* start Supplied material *
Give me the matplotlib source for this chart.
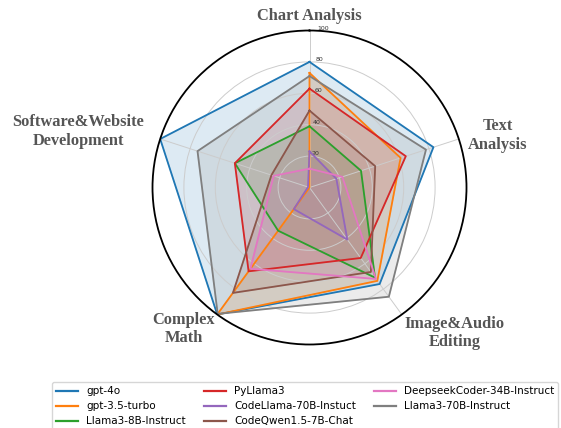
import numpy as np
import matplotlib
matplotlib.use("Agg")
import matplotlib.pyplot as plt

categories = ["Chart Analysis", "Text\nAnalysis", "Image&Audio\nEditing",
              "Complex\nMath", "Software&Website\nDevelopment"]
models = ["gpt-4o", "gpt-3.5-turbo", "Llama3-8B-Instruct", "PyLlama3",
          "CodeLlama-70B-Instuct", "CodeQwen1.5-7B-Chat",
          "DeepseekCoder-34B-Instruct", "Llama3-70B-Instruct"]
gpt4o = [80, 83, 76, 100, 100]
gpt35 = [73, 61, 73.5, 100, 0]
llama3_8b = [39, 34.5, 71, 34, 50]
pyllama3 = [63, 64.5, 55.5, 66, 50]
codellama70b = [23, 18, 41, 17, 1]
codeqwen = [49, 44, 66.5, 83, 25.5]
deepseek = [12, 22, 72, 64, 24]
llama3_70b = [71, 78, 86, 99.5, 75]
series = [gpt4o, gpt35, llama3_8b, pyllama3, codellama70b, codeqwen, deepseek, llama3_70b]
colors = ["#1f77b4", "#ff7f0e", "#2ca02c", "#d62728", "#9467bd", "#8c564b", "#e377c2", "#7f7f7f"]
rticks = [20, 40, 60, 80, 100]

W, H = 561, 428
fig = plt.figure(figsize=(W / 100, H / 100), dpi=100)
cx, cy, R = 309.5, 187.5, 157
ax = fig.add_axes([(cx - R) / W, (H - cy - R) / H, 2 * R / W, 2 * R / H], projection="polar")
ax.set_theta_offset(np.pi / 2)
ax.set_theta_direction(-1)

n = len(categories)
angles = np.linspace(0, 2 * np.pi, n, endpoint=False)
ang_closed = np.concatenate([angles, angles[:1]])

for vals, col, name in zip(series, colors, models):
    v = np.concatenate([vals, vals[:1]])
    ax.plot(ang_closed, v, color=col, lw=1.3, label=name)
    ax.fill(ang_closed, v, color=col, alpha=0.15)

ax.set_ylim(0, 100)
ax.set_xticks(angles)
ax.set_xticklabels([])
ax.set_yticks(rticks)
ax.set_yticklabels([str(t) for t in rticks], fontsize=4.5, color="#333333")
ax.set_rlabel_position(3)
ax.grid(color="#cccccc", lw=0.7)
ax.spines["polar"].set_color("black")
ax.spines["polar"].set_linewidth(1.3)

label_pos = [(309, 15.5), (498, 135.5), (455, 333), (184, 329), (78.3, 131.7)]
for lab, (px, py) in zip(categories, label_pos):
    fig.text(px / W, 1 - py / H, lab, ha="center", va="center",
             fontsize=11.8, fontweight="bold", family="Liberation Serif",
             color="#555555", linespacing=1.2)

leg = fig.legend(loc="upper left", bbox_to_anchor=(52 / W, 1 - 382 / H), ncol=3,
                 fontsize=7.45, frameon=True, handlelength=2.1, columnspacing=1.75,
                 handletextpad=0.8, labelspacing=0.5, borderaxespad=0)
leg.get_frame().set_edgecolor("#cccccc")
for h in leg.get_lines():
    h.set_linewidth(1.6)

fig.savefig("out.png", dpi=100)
* end Supplied material *
Task requirements
Leave out any pictures and return exactly the lines from the beginning of the data through the line with "import matplotlib.pyplot as plt", inclusive.

Right answer
Give me the matplotlib source for this chart.
import numpy as np
import matplotlib
matplotlib.use("Agg")
import matplotlib.pyplot as plt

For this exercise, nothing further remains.